While, thus musing about this year’s Dasara, I cannot but remember T.P. Issar, IAS, who retired as a Chief Secretary of Karanataka. He must be remembered because it was he for the first time told us about the unique heritage of Mysore city. He was a campaigner for preserving the heritage of our city, a heritage of culture. He through his book titled ‘The Royal City – A celebration of architectural heritage and city-aesthetics of Mysore’ contributed to create an awareness of the value of the heritage, specially among those who vandalised these heritage structures as we could see it happening in our city without anyone raising their little finger in protest.
If only the State Government, the District Authorities and the Mysuru City Corporation could stop the vandals from indulging in their evil designs of disfiguring the heritage buildings or even demolishing them for profit or encroaching upon its land, no matter such heritage buildings are owned by the State or the private citizens, this city’s heritage could be saved for the posterity.
Here I must mention about the heritage building of ‘Karnataka Armed Reserve Police (KARP) and Mounted Police Headquarters’ on Lalitha Mahal Palace Road with two statues at the entrance from the road (see picture) one of a postman and another of a KARP guard. Some years back some miscreants had vandalised these two statues and despite Star of Mysore publishing the report with a request to the authorities concerned to restore those iconic statues, which stood like sentinels for many decades, nothing was done.

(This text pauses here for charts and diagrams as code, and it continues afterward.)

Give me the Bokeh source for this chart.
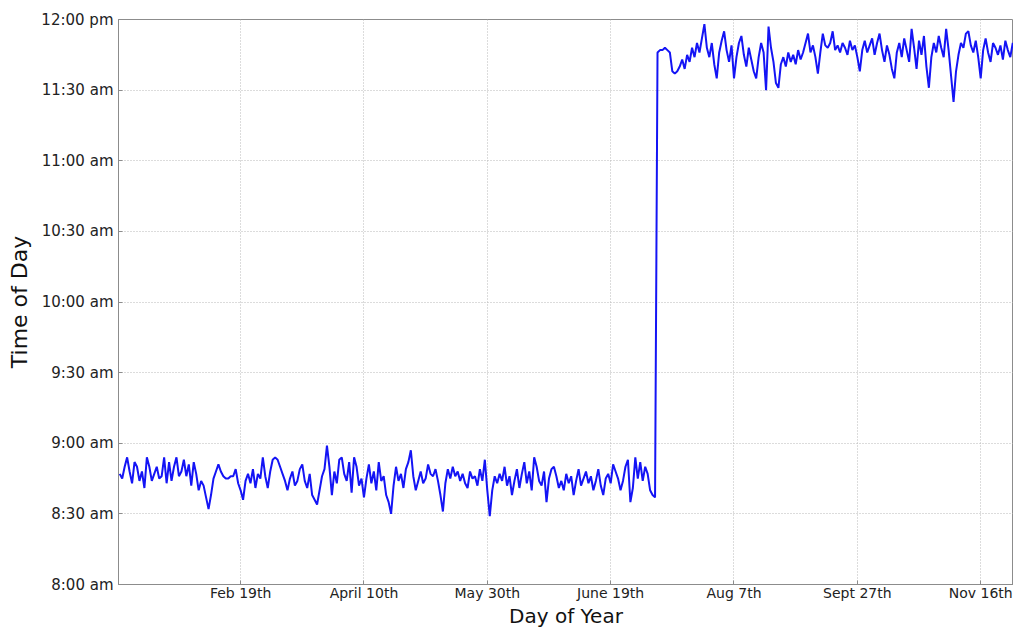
from bokeh.plotting import figure
from bokeh.models import FixedTicker, Range1d
from bokeh.embed import file_html
from bokeh.resources import INLINE

# ---- data: minutes after 8:00 am, one value per day ----
before_days_minutes = [
    47, 45, 50, 54, 48, 43, 52, 50, 44, 48,
    41, 54, 50, 44, 47, 50, 45, 46, 54, 43,
    52, 44, 50, 54, 46, 48, 53, 46, 51, 42,
    52, 47, 40, 44, 42, 37, 32, 38, 45, 48,
    51, 48, 46, 45, 45, 46, 46, 49, 43, 40,
    36, 44, 47, 43, 49, 41, 47, 45, 54, 46,
    41, 48, 53, 54, 53, 50, 47, 44, 40, 45,
    48, 42, 44, 49, 51, 44, 41, 47, 38, 36,
    34, 40, 46, 49, 59, 50, 38, 48, 43, 53,
    54, 47, 44, 52, 39, 54, 50, 42, 45, 37,
    45, 51, 43, 48, 40, 52, 44, 46, 38, 35,
    30, 42, 50, 44, 47, 41, 49, 52, 57, 46,
    40, 44, 48, 43, 45, 51, 47, 46, 49, 44,
    38, 31, 43, 49, 45, 50, 46, 48, 44, 47,
    43, 41, 48, 45, 46, 42, 49, 44, 53, 40,
    29, 40, 46, 43, 47, 44, 50, 42, 46, 38,
    44, 49, 41, 47, 52, 43, 48, 40, 54, 50,
    44, 42, 48, 35, 45, 49, 50, 46, 41, 44,
    40, 47, 43, 46, 38, 44, 49, 42, 45, 48,
    43, 46, 40, 44, 49, 42, 38, 45, 47, 43,
    51, 48, 45, 40, 44, 50, 53, 35, 41, 54,
    45, 52, 44, 50, 47, 40, 38, 37,
]
after_days_minutes = [
    226, 227, 227, 228, 227, 226, 218, 217, 218, 220,
    223, 219, 225, 222, 228, 224, 230, 226, 232, 238,
    228, 224, 230, 221, 215, 226, 231, 235, 227, 222,
    229, 215, 224, 230, 233, 225, 220, 228, 223, 218,
    215, 224, 230, 226, 210, 237, 228, 222, 213, 211,
    221, 224, 220, 226, 222, 225, 221, 227, 223, 226,
    230, 234, 226, 229, 224, 217, 226, 234, 229, 228,
    230, 235, 227, 229, 226, 230, 228, 225, 231, 227,
    229, 224, 218, 227, 231, 226, 229, 232, 225, 230,
    234, 227, 222, 229, 225, 219, 215, 226, 230, 224,
    232, 227, 222, 236, 228, 219, 231, 225, 233, 220,
    211, 224, 230, 226, 233, 228, 224, 236, 227, 216,
    205, 218, 225, 230, 228, 234, 235, 229, 226, 231,
    224, 215, 227, 232, 226, 222, 230, 228, 225, 229,
    223, 231, 227, 224, 230, 228, 226,
]
x_tick_days = [50, 100, 150, 200, 250, 300, 350]
x_tick_labels = ["Feb 19th", "April 10th", "May 30th", "June 19th",
                 "Aug 7th", "Sept 27th", "Nov 16th"]
y_tick_minutes = [0, 30, 60, 90, 120, 150, 180, 210, 240]
y_tick_labels = ["8:00 am", "8:30 am", "9:00 am", "9:30 am", "10:00 am",
                 "10:30 am", "11:00 am", "11:30 am", "12:00 pm"]

values = before_days_minutes + after_days_minutes
days = list(range(1, len(values) + 1))

FONT = "DejaVu Sans"
AXIS_GRAY = "#8c8c8c"

p = figure(width=1013, height=630, x_range=Range1d(0.5, 363.3), y_range=Range1d(0, 240),
           output_backend="svg", toolbar_location=None,
           min_border_left=118, min_border_right=0, min_border_top=19, min_border_bottom=42)

p.line(days, values, line_color="#1414f5", line_width=2)

p.xaxis.ticker = FixedTicker(ticks=x_tick_days)
p.xaxis.major_label_overrides = dict(zip(x_tick_days, x_tick_labels))
p.yaxis.ticker = FixedTicker(ticks=y_tick_minutes)
p.yaxis.major_label_overrides = dict(zip(y_tick_minutes, y_tick_labels))

for ax in (p.xaxis, p.yaxis):
    ax.major_tick_in = 4
    ax.major_tick_out = 0
    ax.minor_tick_line_color = None
    ax.axis_line_color = AXIS_GRAY
    ax.major_tick_line_color = AXIS_GRAY
    ax.major_label_text_font = FONT
    ax.major_label_text_font_size = "15px"
    ax.major_label_text_color = "#222222"
    ax.axis_label_text_font = FONT
    ax.axis_label_text_font_size = "22px"
    ax.axis_label_text_font_style = "normal"
    ax.axis_label_text_color = "#111111"

p.xaxis.major_label_text_font_size = "14px"
p.xaxis.axis_label_text_font_size = "20px"
p.xaxis.axis_label = "Day of Year"
p.xaxis.major_label_standoff = 0
p.xaxis.axis_label_standoff = 0
p.yaxis.axis_label = "Time of Day"
p.yaxis.major_label_standoff = 5
p.yaxis.axis_label_standoff = 6

p.grid.grid_line_color = "#b8b8b8"
p.grid.grid_line_dash = "1 2"
p.grid.grid_line_width = 1
p.outline_line_color = AXIS_GRAY

open("out.html", "w").write(file_html(p, INLINE))
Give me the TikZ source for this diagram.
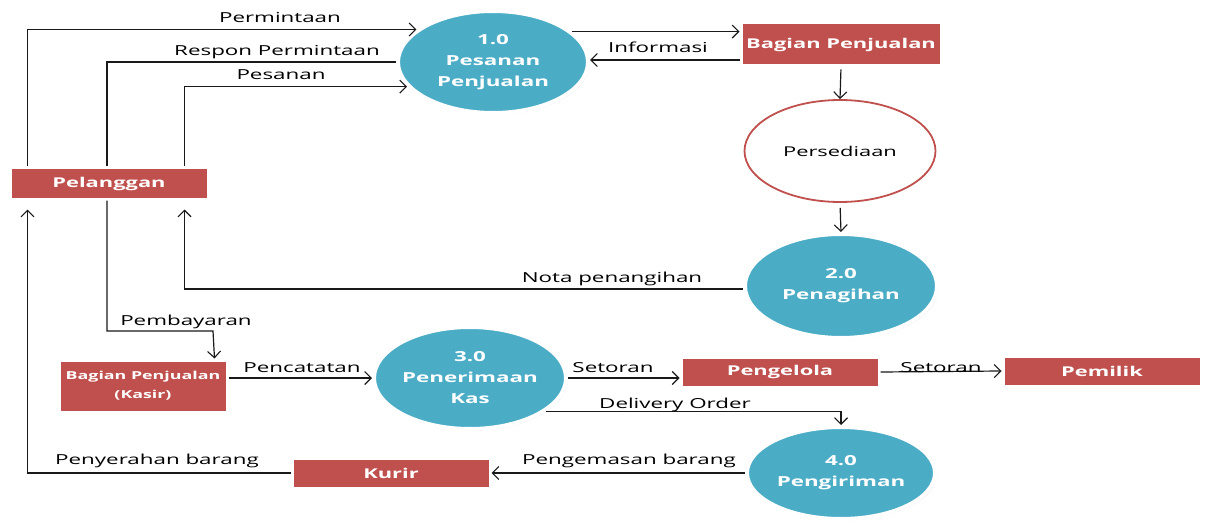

Finally, I brought it to the notice of M. Lakshman, the convenor of an NGO known as Association of Concerned and Informed Citizens of Mysore (ACICM). He immediately got it restored at his own cost. If visitors see these two statues of heritage value today, thanks to Lakshman.
I wish those who had special interest and concern for protecting and preserving hundreds of heritage buildings and Palaces in our city, pursued their passion more aggressively and preserved the Royal City with all its past glory to keep it as a city of great tourist attraction that it is today.